> _Work required_
Don't include pictures. Quote the lines below from the first through the line that contains "table_values = ['2', '0', '2', '0', '7', '500']".
** START OF Information shown **
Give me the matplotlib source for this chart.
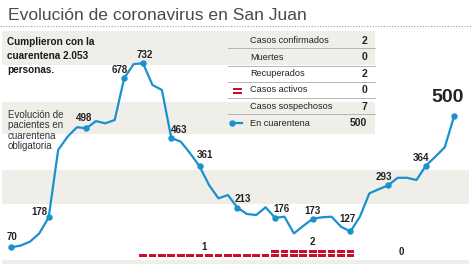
import numpy as np
import matplotlib.pyplot as plt
from matplotlib.patches import Rectangle
from matplotlib.lines import Line2D

# Data
quarantine = [70, 76, 90, 120, 178, 420, 468, 502, 498, 524, 516, 528,
              678, 729, 732, 654, 636, 463, 450, 408, 361, 294, 246, 258,
              213, 190, 186, 214, 176, 180, 120, 147, 173, 178, 180, 144,
              127, 180, 264, 279, 293, 320, 320, 312, 364, 396, 430, 543]
active = [0] * 14 + [1] * 14 + [2] * 9 + [0] * 11
marked_days = [0, 4, 8, 12, 14, 17, 20, 24, 28, 32, 36, 40, 44, 47]
marked_labels = ['70', '178', '498', '678', '732', '463', '361', '213',
                 '176', '173', '127', '293', '364', '500']
# label offsets in pixels
label_offsets = [(1, 10), (-9, 5), (-2, 10), (-4, 8), (2, 8), (8, 8), (5, 11),
                 (5, 9), (6, 9), (0, 8), (-3, 12), (-4, 8), (-5, 8), (-7, 18)]

table_rows = ['Casos confirmados', 'Muertes', 'Recuperados', 'Casos activos',
              'Casos sospechosos', 'En cuarentena']
table_values = ['2', '0', '2', '0', '7', '500']

W, H = 471, 264
BLUE = '#1a90cf'
RED = '#c8102e'
BAND = '#efeee9'
plt.rcParams['font.family'] = ['Liberation Sans Narrow', 'Liberation Sans', 'DejaVu Sans']
REG = ['Liberation Sans', 'DejaVu Sans']

fig = plt.figure(figsize=(W / 100, H / 100), dpi=100)


def fx(x):
    return x / W


def fy(y):
    return 1 - y / H


def band(x0, y0, x1, y1):
    fig.add_artist(Rectangle((fx(x0), fy(y1)), fx(x1) - fx(x0), fy(y0) - fy(y1),
                             transform=fig.transFigure, facecolor=BAND,
                             edgecolor='none', zorder=-2))


band(2, 31, 375, 65)
band(2, 102, 375, 134)
band(2, 170, 469, 204)
band(2, 260, 469, 266)

ax = fig.add_axes([0, 0, 1, 1])
ax.patch.set_alpha(0)
ax.axis('off')
ax.set_xlim(-11 / 9.43, (W - 11) / 9.43)
ax.set_ylim(70 - (H - 247.3) / 0.278, 70 + 247.3 / 0.278)

days = np.arange(len(quarantine))
ax.plot(days, quarantine, color=BLUE, lw=1.6, solid_joinstyle='round', zorder=3)
ax.plot(days[marked_days], np.array(quarantine)[marked_days], 'o', color=BLUE,
        ms=3.6, zorder=4)
for d, lab, off in zip(marked_days, marked_labels, label_offsets):
    big = d == marked_days[-1]
    ax.annotate(lab, (d, quarantine[d]), xytext=off, textcoords='offset pixels',
                ha='center', va='center', fontweight='bold', color='#222222',
                fontsize=14 if big else 7, zorder=5)

# active cases as stacked dashes
for level in range(1, max(active) + 1):
    idx = [i for i, a in enumerate(active) if a >= level]
    ax.bar(idx, [10.8] * len(idx), bottom=34 + 17 * (level - 1), width=0.82,
           color=RED, zorder=3)
ax.text(20.5, 70 + (247.3 - 246.7) / 0.278, '1', ha='center', va='center',
        fontsize=7, fontweight='bold', color='#222222')
ax.text(32, 70 + (247.3 - 241.7) / 0.278, '2', ha='center', va='center',
        fontsize=7, fontweight='bold', color='#222222')
ax.text(41.4, 70 + (247.3 - 252) / 0.278, '0', ha='center', va='center',
        fontsize=7, fontweight='bold', color='#222222')

# title
fig.text(fx(8), fy(15), 'Evolución de coronavirus en San Juan', fontsize=12.6,
         color='#4a4a4a', va='center', ha='left', family=REG)
fig.add_artist(Line2D([0, 1], [fy(26), fy(26)], transform=fig.transFigure,
                      color='#9a9a9a', lw=0.8, ls=(0, (1, 1.5))))

fig.text(fx(7), fy(56), 'Cumplieron con la\ncuarentena 2.053\npersonas.',
         fontsize=7.2, fontweight='bold', color='#1a1a1a', va='center',
         ha='left', linespacing=1.45, family=REG)
fig.text(fx(8), fy(130.5), 'Evolución de\npacientes en\ncuarentena\nobligatoria',
         fontsize=7, color='#333333', va='center', ha='left', linespacing=1.08)

# table
row_y = [40.7, 57.3, 74, 90, 106.7, 123.3]
sep_y = [48.3, 65.7, 81.7, 97.7, 114.3]
for name, val, y in zip(table_rows, table_values, row_y):
    fig.text(fx(250), fy(y), name, fontsize=6.6, color='#222222', va='center',
             ha='left', family=REG)
    fig.text(fx(367), fy(y), val, fontsize=7.5, fontweight='bold', color='#222222',
             va='center', ha='right')
for y in sep_y:
    fig.add_artist(Line2D([fx(228), fx(375)], [fy(y), fy(y)], transform=fig.transFigure,
                          color='#b5b5b5', lw=0.7))
for yy in (88.8, 92.6):
    fig.add_artist(Rectangle((fx(233), fy(yy + 1)), fx(9), 2 / H,
                             transform=fig.transFigure, color=RED, lw=0))
fig.add_artist(Line2D([fx(231.5), fx(242)], [fy(123.3), fy(123.3)],
                      transform=fig.transFigure, color=BLUE, lw=1.6))
fig.add_artist(Line2D([fx(231.5)], [fy(123.3)], transform=fig.transFigure,
                      color=BLUE, marker='o', ms=3.6))

fig.savefig('out.png', dpi=100)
** END OF Information shown **
> _Solution for this task_
Give me the matplotlib source for this chart.
import numpy as np
import matplotlib.pyplot as plt
from matplotlib.patches import Rectangle
from matplotlib.lines import Line2D

# Data
quarantine = [70, 76, 90, 120, 178, 420, 468, 502, 498, 524, 516, 528,
              678, 729, 732, 654, 636, 463, 450, 408, 361, 294, 246, 258,
              213, 190, 186, 214, 176, 180, 120, 147, 173, 178, 180, 144,
              127, 180, 264, 279, 293, 320, 320, 312, 364, 396, 430, 543]
active = [0] * 14 + [1] * 14 + [2] * 9 + [0] * 11
marked_days = [0, 4, 8, 12, 14, 17, 20, 24, 28, 32, 36, 40, 44, 47]
marked_labels = ['70', '178', '498', '678', '732', '463', '361', '213',
                 '176', '173', '127', '293', '364', '500']
# label offsets in pixels
label_offsets = [(1, 10), (-9, 5), (-2, 10), (-4, 8), (2, 8), (8, 8), (5, 11),
                 (5, 9), (6, 9), (0, 8), (-3, 12), (-4, 8), (-5, 8), (-7, 18)]

table_rows = ['Casos confirmados', 'Muertes', 'Recuperados', 'Casos activos',
              'Casos sospechosos', 'En cuarentena']
table_values = ['2', '0', '2', '0', '7', '500']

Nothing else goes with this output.